UDFs (User Defined Functions) in Apache Spark - Time & Space Complexity
When using UDFs in Apache Spark, it's important to understand how their execution time grows as data size increases.
We want to know how the cost of applying a UDF changes when we have more rows to process.
Analyze the time complexity of the following code snippet.
from pyspark.sql.functions import udf
from pyspark.sql.types import IntegerType
def square(x):
return x * x
square_udf = udf(square, IntegerType())
df = spark.range(0, 1000000)
df_with_square = df.withColumn('square', square_udf(df['id']))
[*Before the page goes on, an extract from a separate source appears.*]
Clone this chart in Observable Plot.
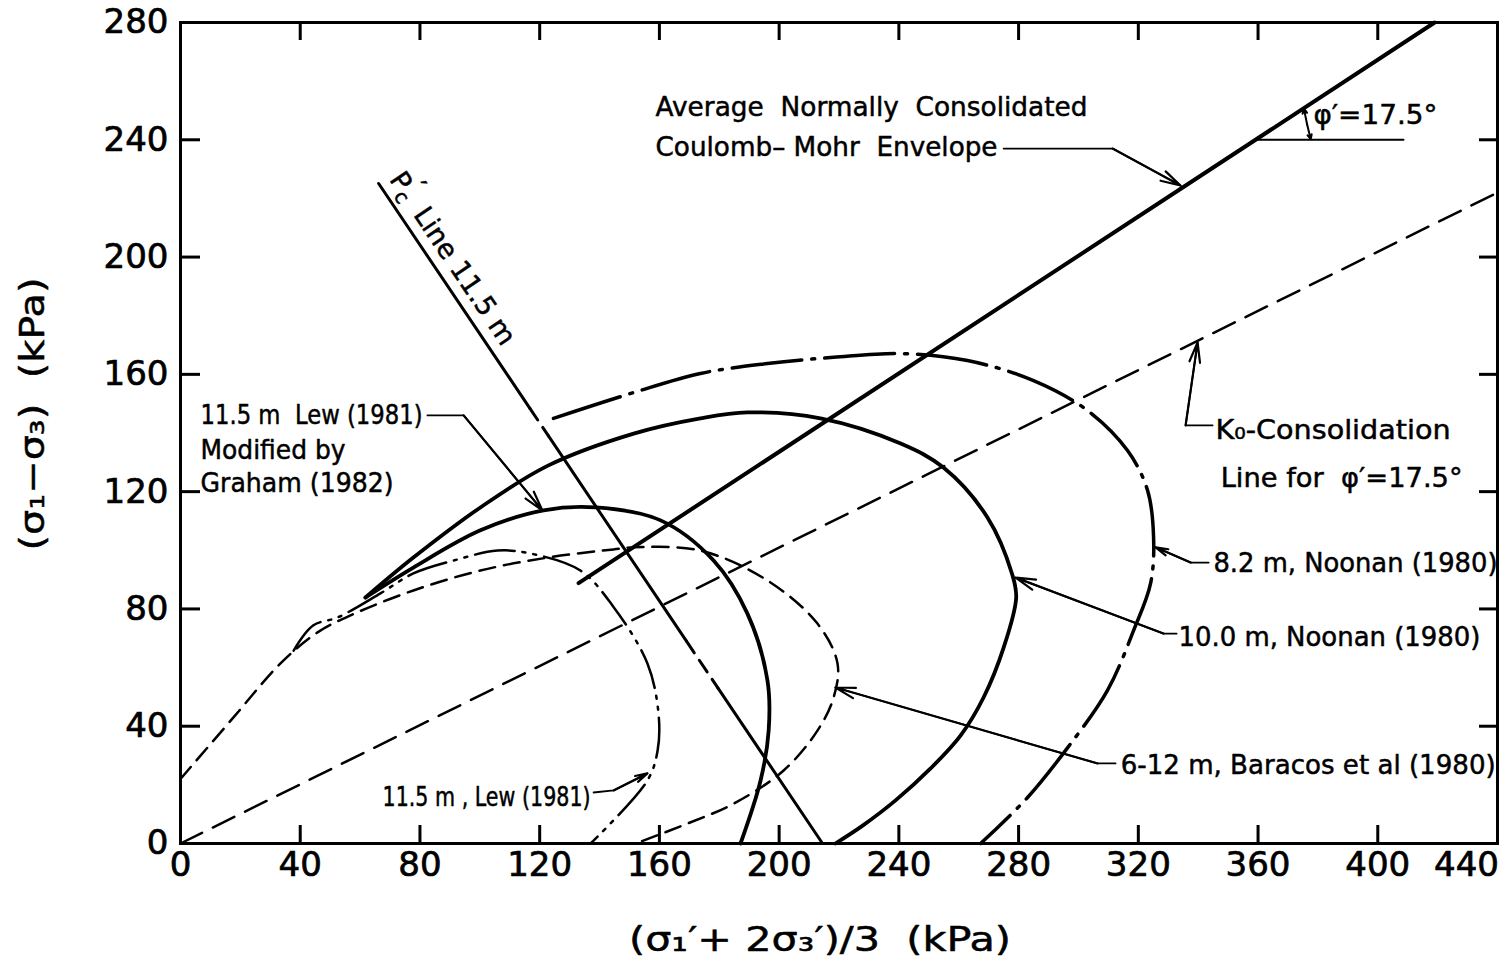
<!DOCTYPE html>
<html><head><meta charset="utf-8">
<script src="https://cdn.jsdelivr.net/npm/d3@7"></script>
<script src="https://cdn.jsdelivr.net/npm/@observablehq/plot@0.6"></script>
<style>
body{margin:0;background:#fff} svg{display:block}
g[aria-label="x-axis tick label"] text, g[aria-label="y-axis tick label"] text {stroke:#000; stroke-width:0.7px;}
</style>
</head><body><div id="chart"></div>
<script>
// ---------- data ----------
const xTicks = [0,40,80,120,160,200,240,280,320,360,400,440];
const yTicks = [0,40,80,120,160,200,240,280];

// Average normally consolidated Coulomb–Mohr envelope, phi' = 17.5°
const envelope = [{x:133,y:88.8},{x:419,y:280}];
// K0-consolidation line
const k0Line = [{x:0,y:0},{x:440,y:222}];
// p'c line 11.5 m (end points) and the y-ranges drawn dashed
const pcLineEnds = [{x:66.2,y:225.1},{x:214.5,y:0}];
const pcDashedRanges = [[148.4,139],[69,53]];

// 10.0 m, Noonan (1980) – thick solid
const noonan10 = [
  {x:61.8,y:83.9},{x:77.8,y:97.5},{x:100.2,y:114.6},{x:122.6,y:128.8},{x:151.4,y:139.8},
  {x:173.7,y:145.0},{x:189.4,y:147.0},{x:213.8,y:145.0},{x:240.6,y:136.4},{x:254.9,y:128.2},
  {x:269.6,y:111.2},{x:277.8,y:92.0},{x:279.2,y:84.0},{x:275.0,y:66.8},{x:268.3,y:49.8},
  {x:260.6,y:36.8},{x:250.6,y:25.6},{x:238.9,y:14.7},{x:227.9,y:6.1},{x:218.8,y:0}
];
// 11.5 m Lew (1981) modified by Graham (1982) – thick solid
const lewModified = [
  {x:61.8,y:83.9},{x:77.8,y:94.1},{x:100.2,y:106.8},{x:121.3,y:113.6},{x:138.7,y:114.6},
  {x:160.4,y:110.2},{x:178.1,y:96.5},{x:189.4,y:78.4},{x:196.1,y:55.6},{x:196.5,y:38.5},
  {x:193.8,y:21.5},{x:187.1,y:0}
];
// 11.5 m, Lew (1981) – dash-dot-dot
const lew = [
  {x:37.8,y:65.8},{x:44.4,y:74.4},{x:52.5,y:77.1},{x:66.8,y:85.3},{x:77.8,y:92.1},
  {x:91.2,y:96.5},{x:105.9,y:99.9},{x:116.9,y:98.9},{x:133.6,y:93.1},{x:144.3,y:81.2},
  {x:156.0,y:61.4},{x:159.7,y:44.3},{x:159.4,y:31.7},{x:156.0,y:21.5},{x:137.0,y:0}
];
// 6-12 m, Baracos et al (1980) – dashed
const baracos = [
  {x:0,y:22},{x:17.7,y:43.0},{x:33.4,y:61.4},{x:45.8,y:72.0},{x:56.8,y:77.8},{x:77.8,y:86.3},
  {x:100.2,y:93.1},{x:122.6,y:97.5},{x:144.7,y:100.3},{x:151.4,y:101.0},{x:173.7,y:99.9},
  {x:196.1,y:89.7},{x:212.8,y:75.0},{x:219.5,y:61.4},{x:218.2,y:49.8},{x:212.8,y:38.5},
  {x:201.5,y:24.9},{x:184.8,y:13.6},{x:169.4,y:6.8},{x:152.0,y:0}
];
// 8.2 m, Noonan (1980) – dash-dot
const noonan82 = [
  {x:124.6,y:145.0},{x:151.4,y:153.8},{x:173.7,y:160.3},{x:196.1,y:163.7},{x:218.2,y:165.8},
  {x:240.6,y:167.1},{x:262.9,y:164.7},{x:285.0,y:157.9},{x:303.0,y:147.7},{x:316.4,y:134.0},
  {x:323.1,y:120.4},{x:325.1,y:104.4},{x:324.1,y:88.7},{x:318.4,y:72.6},{x:309.7,y:52.2},
  {x:296.4,y:32.7},{x:283.0,y:15.7},{x:267.3,y:0}
];

// annotation texts
const xLabel = "(σ₁′+ 2σ₃′)/3  (kPa)";
const yLabel = "(σ₁−σ₃)  (kPa)";
const pcLabel = "Pc' Line 11.5 m";
const notes = [
  {text:"Average  Normally  Consolidated", x:158.7, y:251.0},
  {text:"Coulomb– Mohr  Envelope", x:158.7, y:237.4},
  {text:"φ′=17.5°", x:378.5, y:248.3},
  {text:"K₀-Consolidation", x:345.8, y:140.9},
  {text:"Line for  φ′=17.5°", x:347.5, y:124.5},
  {text:"8.2 m, Noonan (1980)", x:345.1, y:95.5},
  {text:"10.0 m, Noonan (1980)", x:333.4, y:70.3},
  {text:"6-12 m, Baracos et al (1980)", x:314.1, y:26.6},
  {text:"11.5 m , Lew (1981)", x:67.5, y:15.7},
  {text:"11.5 m  Lew (1981)", x:6.7, y:146.0},
  {text:"Modified by", x:6.7, y:134.0},
  {text:"Graham (1982)", x:6.7, y:122.8}
];
// leader lines: points from the text to the arrow tip
const leaders = [
  [{x:275.0,y:237.0},{x:311.4,y:237.0},{x:334.1,y:224.4}],   // envelope
  [{x:344.8,y:142.6},{x:335.8,y:142.6},{x:339.8,y:170.9}],   // K0
  [{x:343.5,y:95.8},{x:337.5,y:95.8},{x:325.8,y:101.0}],     // 8.2 m
  [{x:332.8,y:71.6},{x:328.4,y:71.6},{x:279.0,y:90.7}],      // 10.0 m
  [{x:312.4,y:27.3},{x:306.4,y:27.3},{x:218.8,y:53.2}],      // Baracos
  [{x:138.0,y:17.4},{x:144.7,y:18.1},{x:156.0,y:23.9}],      // Lew
  [{x:82.5,y:146.0},{x:94.6,y:146.0},{x:120.9,y:113.6}]      // Lew modified
];
const phiRef = [{x:359.3,y:240},{x:408.6,y:240}];
const phiArc = [{x1:376.4,y1:245.2,x2:375.3,y2:250.7},{x1:376.4,y1:245.2,x2:377.6,y2:240.2}];

// ---------- layout (text widths in pixels, as in the reference) ----------
const textWidths = {
  "Average  Normally  Consolidated":432, "Coulomb– Mohr  Envelope":342, "φ′=17.5°":124,
  "K₀-Consolidation":235, "Line for  φ′=17.5°":242, "8.2 m, Noonan (1980)":284,
  "10.0 m, Noonan (1980)":302, "6-12 m, Baracos et al (1980)":375, "11.5 m , Lew (1981)":208,
  "11.5 m  Lew (1981)":222, "Modified by":145, "Graham (1982)":193,
  [xLabel]:382, [yLabel]:273
};

// ---------- derived structures ----------
const pcX = y => pcLineEnds[1].x + (pcLineEnds[0].x - pcLineEnds[1].x) * (y - pcLineEnds[1].y) / (pcLineEnds[0].y - pcLineEnds[1].y);
const breaks = [pcLineEnds[0].y, ...pcDashedRanges.flat(), pcLineEnds[1].y];
const pcSolid = [], pcDashed = [];
for (let i = 0; i < breaks.length - 1; i++) {
  const seg = [{x:pcX(breaks[i]),y:breaks[i],s:i},{x:pcX(breaks[i+1]),y:breaks[i+1],s:i}];
  (i % 2 === 0 ? pcSolid : pcDashed).push(...seg);
}
const leaderPts = leaders.flatMap((l,i) => l.map(p => ({...p, k:i})));
const leaderHeads = leaders.map(l => ({x1:l[l.length-2].x, y1:l[l.length-2].y, x2:l[l.length-1].x, y2:l[l.length-1].y}));

const font = "DejaVu Sans";
const txt = {fontSize:27, textAnchor:"start", fill:"black", stroke:"black", strokeWidth:0.5};
const W = 1511, H = 970, mL = 180, mR = 14, mT = 22, mB = 127;
const fw = W - mL - mR, fh = H - mT - mB;
const smooth = "catmull-rom";

const chart = Plot.plot({
  width:W, height:H,
  marginLeft:mL, marginRight:mR, marginTop:mT, marginBottom:mB,
  x:{domain:[0,440]}, y:{domain:[0,280]},
  style:{fontFamily:font, background:"white", color:"black"},
  marks:[
    // inward ticks on all four sides
    Plot.tickX(xTicks, {x:d=>d, insetTop:fh-18, strokeWidth:3}),
    Plot.tickX(xTicks, {x:d=>d, insetBottom:fh-18, strokeWidth:3}),
    Plot.tickY(yTicks, {y:d=>d, insetRight:fw-20, strokeWidth:3}),
    Plot.tickY(yTicks, {y:d=>d, insetLeft:fw-18, strokeWidth:3}),
    Plot.axisX(xTicks.slice(0,-1), {anchor:"bottom", tickSize:0, tickPadding:8, fontSize:34, label:null}),
    Plot.axisX(xTicks.slice(-1), {anchor:"bottom", tickSize:0, tickPadding:8, fontSize:34, label:null, dx:-31}),
    Plot.axisY(yTicks, {anchor:"left", tickSize:0, tickPadding:12, fontSize:34, label:null}),
    Plot.frame({strokeWidth:3}),
    // lines
    Plot.line(k0Line, {x:"x", y:"y", strokeWidth:2.5, strokeDasharray:"24,12"}),
    Plot.line(envelope, {x:"x", y:"y", strokeWidth:4}),
    Plot.line(pcSolid, {x:"x", y:"y", z:"s", strokeWidth:3}),
    Plot.line(pcDashed, {x:"x", y:"y", z:"s", strokeWidth:3, strokeDasharray:"14,9"}),
    Plot.line(noonan10, {x:"x", y:"y", curve:smooth, strokeWidth:3.8}),
    Plot.line(lewModified, {x:"x", y:"y", curve:smooth, strokeWidth:3.8}),
    Plot.line(lew, {x:"x", y:"y", curve:smooth, strokeWidth:2.5, strokeDasharray:"40,8,3,8,3,8"}),
    Plot.line(baracos, {x:"x", y:"y", curve:smooth, strokeWidth:2.5, strokeDasharray:"16,9"}),
    Plot.line(noonan82, {x:"x", y:"y", curve:smooth, strokeWidth:3.5, strokeDasharray:"70,10,3,10"}),
    // annotations
    Plot.line(phiRef, {x:"x", y:"y", strokeWidth:2}),
    Plot.arrow(phiArc, {x1:"x1", y1:"y1", x2:"x2", y2:"y2", strokeWidth:2, headLength:8, headAngle:50}),
    Plot.line(leaderPts, {x:"x", y:"y", z:"k", strokeWidth:1.8}),
    Plot.arrow(leaderHeads, {x1:"x1", y1:"y1", x2:"x2", y2:"y2", strokeWidth:2.2, headLength:14, headAngle:30}),
    Plot.text(notes, {x:"x", y:"y", text:"text", ...txt}),
    Plot.text([pcLabel], {x:[90.9], y:[199.5], text:d=>d, rotate:56, fontSize:27, fill:"black", stroke:"black", strokeWidth:0.5}),
    Plot.text([xLabel], {frameAnchor:"bottom", textAnchor:"middle", lineAnchor:"middle", dx:-19, dy:97, fontSize:34, fill:"black", stroke:"black", strokeWidth:0.5}),
    Plot.text([yLabel], {frameAnchor:"left", textAnchor:"middle", lineAnchor:"middle", dx:-147, dy:-19, rotate:-90, fontSize:34, fill:"black", stroke:"black", strokeWidth:0.5})
  ]
});
document.getElementById("chart").appendChild(chart);

// match text widths of the reference lettering
d3.select(chart).selectAll("text").each(function(){
  const w = textWidths[this.textContent];
  if (w) d3.select(this).attr("textLength", w).attr("lengthAdjust", "spacingAndGlyphs");
});
// subscript c and prime for the p'c label
d3.select(chart).selectAll("text").filter(function(){ return this.textContent === pcLabel; }).each(function(){
  const t = d3.select(this); t.text("");
  t.append("tspan").text("P");
  t.append("tspan").attr("font-size","20").attr("dy","6").text("c");
  t.append("tspan").attr("dy","-16").attr("dx","-8").text("′");
  t.append("tspan").attr("dy","10").text("  Line 11.5 m");
});
</script></body></html>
This code defines a UDF to square numbers and applies it to each row in a Spark DataFrame.
Identify the loops, recursion, array traversals that repeat.
- Primary operation: Applying the UDF function to each row in the DataFrame.
- How many times: Once per row, so as many times as there are rows (n times).
Each row requires one call to the UDF, so the total work grows directly with the number of rows.
| Input Size (n) | Approx. Operations |
|---|---|
| 10 | 10 UDF calls |
| 100 | 100 UDF calls |
| 1000 | 1000 UDF calls |
Pattern observation: Doubling the number of rows doubles the number of UDF calls.
Time Complexity: O(n)
This means the time to run the UDF grows linearly with the number of rows in the DataFrame.
[X] Wrong: "UDFs run once and apply to all rows at the same time, so time does not grow with data size."
[OK] Correct: Each row must be processed individually by the UDF, so more rows mean more calls and more time.
Understanding UDF time complexity helps you explain performance impacts in Spark jobs and shows you can reason about scaling data operations.
What if we replaced the UDF with a built-in Spark function? How would the time complexity change?